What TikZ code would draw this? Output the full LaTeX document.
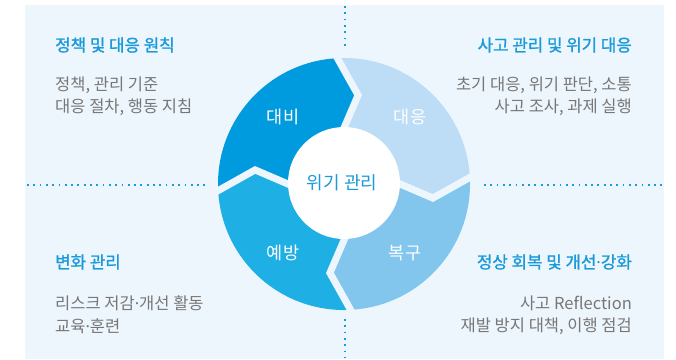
\documentclass[tikz,border=0pt]{standalone}
\usepackage{fontspec}
\setmainfont{Noto Sans CJK KR}
\newfontfamily\krb[FakeBold=1.3]{Noto Sans CJK KR}
\newfontfamily\latn{Noto Sans}
\newcommand\mdot{{\latn\char"00B7}}
\usetikzlibrary{calc}
\definecolor{bgc}{HTML}{EEF6FD}
\definecolor{cA}{HTML}{009BDE}
\definecolor{cB}{HTML}{BCDDF5}
\definecolor{cC}{HTML}{82C6EE}
\definecolor{cD}{HTML}{1EAFE5}
\definecolor{tblue}{HTML}{1A9AD8}
\definecolor{tgray}{HTML}{777777}
\tikzset{
  ttl/.style={text=tblue, font=\krb\fontsize{16.8}{18}\selectfont, inner sep=0pt},
  bodytxt/.style={text=tgray, font=\fontsize{16.5}{18}\selectfont, inner sep=0pt},
  seglbl/.style={text=white, font=\fontsize{17.5}{18}\selectfont, inner sep=0pt},
  dotline/.style={tblue, line width=1.8pt, dash pattern=on 1.8pt off 4.5pt}
}
\begin{document}
\begin{tikzpicture}[x=1pt,y=-1pt]
\useasboundingbox (0,0) rectangle (676,359);
\fill[bgc] (25,5) rectangle (664,359);
\begin{scope}[shift={(344,184)}, y=1pt]
  \foreach \s/\col in {183/cA, 93/cB, 3/cC, -87/cD} {
    \pgfmathsetmacro\e{\s-90}
    \fill[\col] (\s:126) arc[start angle=\s, end angle=\e, radius=126]
      -- (\e-12:90) -- (\e:50) arc[start angle=\e, end angle=\s, radius=50]
      -- (\s-12:90) -- cycle;
  }
  \foreach \b in {93,3,-87,183} {
    \draw[bgc, line width=7pt, line join=miter]
      ($(\b-12:90)!1.3!(\b:126)$) -- (\b-12:90) -- ($(\b-12:90)!1.2!(\b:50)$);
  }
  \fill[white] (0,1) circle (56);
\end{scope}
% dotted guide lines
\coordinate (vt1) at (345,6);
\coordinate (vt2) at (345,50);
\coordinate (vb1) at (345,319);
\coordinate (vb2) at (345,358);
\coordinate (hl1) at (27,185);
\coordinate (hl2) at (207,185);
\coordinate (hr1) at (484,185);
\coordinate (hr2) at (663,185);
\draw[dotline] (vt1) -- (vt2);
\draw[dotline] (vb1) -- (vb2);
\draw[dotline] (hl1) -- (hl2);
\draw[dotline] (hr1) -- (hr2);
% ring labels
\node[seglbl] (s1) at (283,117) {대비};
\node[seglbl] (s2) at (410,117) {대응};
\node[seglbl] (s3) at (405,253) {복구};
\node[seglbl] (s4) at (283,253) {예방};
\node[text=tblue, font=\fontsize{18}{20}\selectfont, inner sep=0pt] (ctr) at (342,183) {위기 관리};
% quadrant texts
\node[ttl, anchor=west] (a0) at (55,45) {정책 및 대응 원칙};
\node[bodytxt, anchor=west] (a1) at (55,85) {정책, 관리 기준};
\node[bodytxt, anchor=west] (a2) at (55,107) {대응 절차, 행동 지침};
\node[ttl, anchor=east] (b0) at (632,45) {사고 관리 및 위기 대응};
\node[bodytxt, anchor=east] (b1) at (632,85) {초기 대응, 위기 판단, 소통};
\node[bodytxt, anchor=east] (b2) at (632,107) {사고 조사, 과제 실행};
\node[ttl, anchor=west] (c0) at (55,262) {변화 관리};
\node[bodytxt, anchor=west] (c1) at (55,303) {리스크 저감\mdot 개선 활동};
\node[bodytxt, anchor=west] (c2) at (55,326) {교육\mdot 훈련};
\node[ttl, anchor=east] (d0) at (632,262) {정상 회복 및 개선\mdot 강화};
\node[bodytxt, anchor=east] (d1) at (632,303) {사고 Reflection};
\node[bodytxt, anchor=east] (d2) at (632,326) {재발 방지 대책, 이행 점검};
\end{tikzpicture}
\end{document}
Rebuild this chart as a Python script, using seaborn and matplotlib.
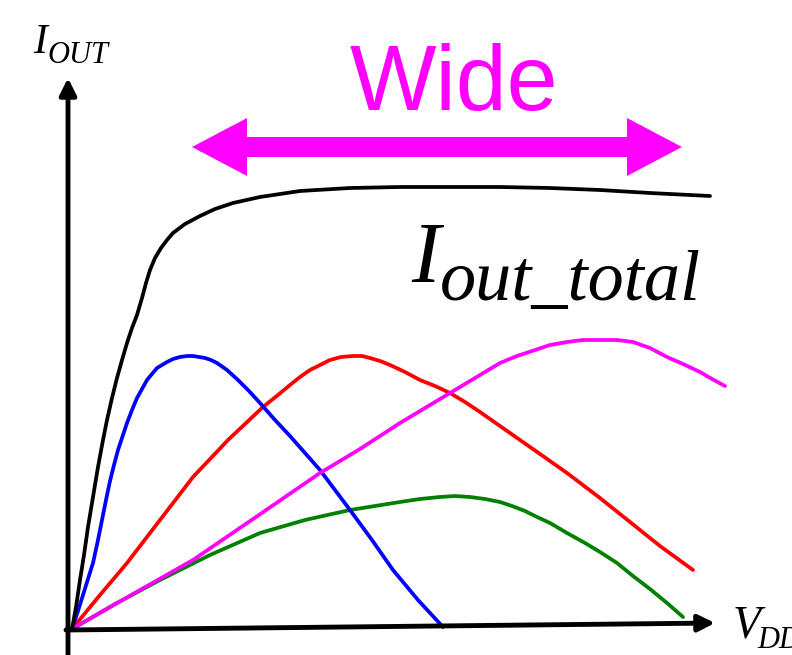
import numpy as np
import pandas as pd
import matplotlib
matplotlib.use("Agg")
import matplotlib.pyplot as plt
from matplotlib.patches import FancyArrow
import seaborn as sns

# curves (V = VDD, I = IOUT, arbitrary units)
v_blue = [0, 6, 11, 16, 21, 26, 30, 34, 38, 42, 46, 51, 55, 60, 65, 70, 75, 80, 85, 90, 95, 101,
          108, 115, 121, 127, 133, 139, 145, 155, 166, 177, 188, 203, 218, 233, 248, 263, 278,
          300, 321, 346, 371]
i_blue = [0, 18, 34, 50, 66, 89, 109, 129, 148, 164, 179, 194, 206, 219, 231, 240, 249, 255, 261,
          264, 267, 270, 272, 273, 273, 272, 271, 269, 266, 259, 249, 238, 226, 209, 193, 176,
          159, 139, 119, 89, 59, 29, 2]

v_red = [0, 28, 55, 88, 121, 156, 191, 206, 218, 228, 238, 248, 258, 269, 281, 290, 298, 308,
         318, 333, 348, 363, 378, 393, 408, 438, 468, 495, 528, 558, 588, 621]
i_red = [0, 34, 66, 109, 152, 189, 222, 234, 244, 252, 259, 264, 269, 272, 273, 273, 271, 268,
         264, 257, 249, 243, 236, 227, 217, 196, 175, 156, 131, 107, 83, 59]

v_mag = [0, 61, 121, 184, 248, 288, 328, 358, 388, 408, 428, 445, 463, 478, 495, 511, 528, 545,
         561, 578, 595, 611, 628, 640, 653]
i_mag = [0, 35, 69, 112, 156, 180, 206, 224, 242, 254, 266, 273, 279, 284, 287, 289, 289, 289,
         287, 281, 272, 265, 257, 250, 243]

v_green = [0, 43, 88, 138, 188, 233, 278, 303, 328, 348, 368, 383, 398, 413, 428, 440, 453, 465,
           478, 495, 513, 528, 545, 561, 578, 595, 611]
i_green = [0, 25, 49, 74, 96, 109, 119, 123, 127, 130, 132, 133, 132, 130, 127, 123, 118, 112,
           106, 96, 86, 77, 66, 53, 40, 26, 12]

v_total = [0, 4, 8, 12, 16, 21, 26, 31, 35, 40, 45, 50, 55, 60, 65, 70, 74, 78, 83, 89, 95, 101,
           113, 128, 143, 161, 188, 228, 278, 328, 378, 428, 478, 528, 578, 638]
i_total = [0, 22, 49, 74, 102, 132, 162, 189, 209, 231, 251, 269, 286, 301, 314, 331, 346, 359,
           371, 381, 389, 396, 405, 413, 420, 426, 432, 438, 441, 442, 442, 442, 441, 439, 436, 433]

sns.set_style("white")

fig = plt.figure(figsize=(7.92, 6.55), dpi=100)
ax = fig.add_axes([0, 0, 1, 1])
ax.set_xlim(-72, 720)
ax.set_ylim(-26, 629)

curves = [
    (v_green, i_green, "#008000"),
    (v_red, i_red, "#FF0000"),
    (v_blue, i_blue, "#0000FF"),
    (v_mag, i_mag, "#FF00FF"),
    (v_total, i_total, "black"),
]
for v, i, c in curves:
    df = pd.DataFrame({"V": v, "I": i})
    sns.lineplot(data=df, x="V", y="I", color=c, lw=2.7, sort=False,
                 estimator=None, ax=ax, solid_joinstyle="round",
                 solid_capstyle="round")
ax.set_xlim(-72, 720)
ax.set_ylim(-26, 629)
ax.axis("off")

# axes with arrow heads
ax.annotate("", xy=(-4, 551), xytext=(-4, -26),
            arrowprops=dict(arrowstyle="-|>", lw=3.5, color="black",
                            mutation_scale=25, shrinkA=0, shrinkB=0))
ax.annotate("", xy=(643, 6), xytext=(-6, -1),
            arrowprops=dict(arrowstyle="-|>", lw=3.5, color="black",
                            mutation_scale=25, shrinkA=0, shrinkB=0))

# "Wide" double arrow
for d in (245, -245):
    ax.add_patch(FancyArrow(365, 482, d, 0, width=20, head_width=58,
                            head_length=55, length_includes_head=True,
                            color="#FF00FF", lw=0))
ax.text(382, 519, "Wide", color="#FF00FF", fontsize=66,
        family="Liberation Sans", ha="center", va="baseline")

serif = dict(family="Liberation Serif", style="italic", va="baseline",
             ha="left", color="black")
ax.text(-39, 576, "I", fontsize=30, **serif)
ax.text(-25, 566, "OUT", fontsize=22, **serif)
ax.text(339, 347, "I", fontsize=62, **serif)
ax.text(368, 329, "out_total", fontsize=52, **serif)
ax.text(661, -9, "V", fontsize=33, **serif)
ax.text(685, -19, "DD", fontsize=22, **serif)

fig.savefig("out.png", dpi=100)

### Task description
Using the data above, which lines fall from the one with "Rebuild this chart" through the one with "106, 96, 86, 77, 66, 53, 40, 26, 12]"? Repeat them exactly, ends included, minus any pictures.

### Answer to this problem
Rebuild this chart as a Python script, using seaborn and matplotlib.
import numpy as np
import pandas as pd
import matplotlib
matplotlib.use("Agg")
import matplotlib.pyplot as plt
from matplotlib.patches import FancyArrow
import seaborn as sns

# curves (V = VDD, I = IOUT, arbitrary units)
v_blue = [0, 6, 11, 16, 21, 26, 30, 34, 38, 42, 46, 51, 55, 60, 65, 70, 75, 80, 85, 90, 95, 101,
          108, 115, 121, 127, 133, 139, 145, 155, 166, 177, 188, 203, 218, 233, 248, 263, 278,
          300, 321, 346, 371]
i_blue = [0, 18, 34, 50, 66, 89, 109, 129, 148, 164, 179, 194, 206, 219, 231, 240, 249, 255, 261,
          264, 267, 270, 272, 273, 273, 272, 271, 269, 266, 259, 249, 238, 226, 209, 193, 176,
          159, 139, 119, 89, 59, 29, 2]

v_red = [0, 28, 55, 88, 121, 156, 191, 206, 218, 228, 238, 248, 258, 269, 281, 290, 298, 308,
         318, 333, 348, 363, 378, 393, 408, 438, 468, 495, 528, 558, 588, 621]
i_red = [0, 34, 66, 109, 152, 189, 222, 234, 244, 252, 259, 264, 269, 272, 273, 273, 271, 268,
         264, 257, 249, 243, 236, 227, 217, 196, 175, 156, 131, 107, 83, 59]

v_mag = [0, 61, 121, 184, 248, 288, 328, 358, 388, 408, 428, 445, 463, 478, 495, 511, 528, 545,
         561, 578, 595, 611, 628, 640, 653]
i_mag = [0, 35, 69, 112, 156, 180, 206, 224, 242, 254, 266, 273, 279, 284, 287, 289, 289, 289,
         287, 281, 272, 265, 257, 250, 243]

v_green = [0, 43, 88, 138, 188, 233, 278, 303, 328, 348, 368, 383, 398, 413, 428, 440, 453, 465,
           478, 495, 513, 528, 545, 561, 578, 595, 611]
i_green = [0, 25, 49, 74, 96, 109, 119, 123, 127, 130, 132, 133, 132, 130, 127, 123, 118, 112,
           106, 96, 86, 77, 66, 53, 40, 26, 12]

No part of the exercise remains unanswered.